There are many insights to be gleaned from the documentary About Baghdad, which the Independent is sponsoring in its Triangle premier next week–the elegance and urbanity of Iraqi culture, the depth of pain endured under the weight of sanctions imposed after the first Gulf War, and that Iraqis are desperate to take hold of their own future. They just want U.S. occupiers to leave so they can have their country back.

One truth stands out: After the unimaginable physical and psychological torture Iraqis endured for decades under Saddam Hussein, the United States had an opportunity to be seen as liberators. Instead, we have replaced Saddam in earning the people’s enmity. It’s not a question of whether the U.S. merely lost the opportunity it created after ousting Saddam’s regime. Their feelings are inescapably tied to the way the war was conceived and executed–for our own purposes, and without regard for them.

We can only imagine what these same people think now, a year after the film was shot, when it is soldiers in U.S. uniforms putting electric clamps on prisoners at Abu Ghraib.
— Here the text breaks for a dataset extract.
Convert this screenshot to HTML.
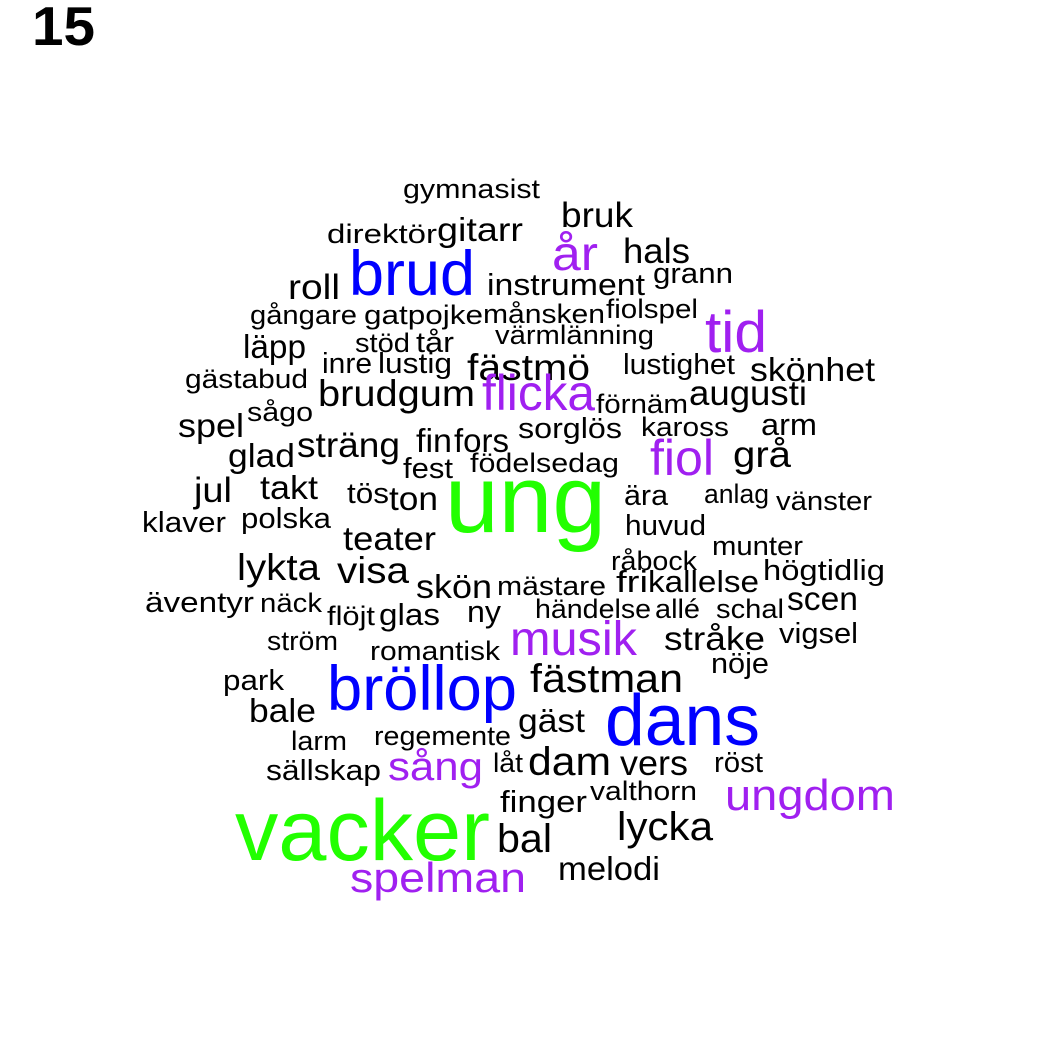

We have radiant, resilient and rousing local activist Rania Masri to thank for bringing these voices home. She lives in Raleigh and is a fellow at the Institute for Southern Studies, where she is organizing their campaign against U.S. war profiteering in Iraq. Somehow, in her spare time, she managed to work with eight other filmmakers to make About Baghdad.

Masri was born in Lebanon, lived in Bahrain, went to high school in North Carolina and got her B.S. from N.C. State in 1993, a masters in environmental management from Duke in 1995, and a doctorate in forestry from N.C. State in 2000. But political activism is her passion.

“Politics is part of our life. It is part of all our lives,” she says. “Some of us admit it, and some of us deny it. I come from a family that admits it.”

You can read this week about her work on the film. And information about showings of About Baghdad is in our Act Now calendar.

In a literary cafein Baghdad, a man talks about the who the Iraqi people really are:

“Our reality is much deeper, better and more sublime.” After seeing About Baghdad, you’ll understand.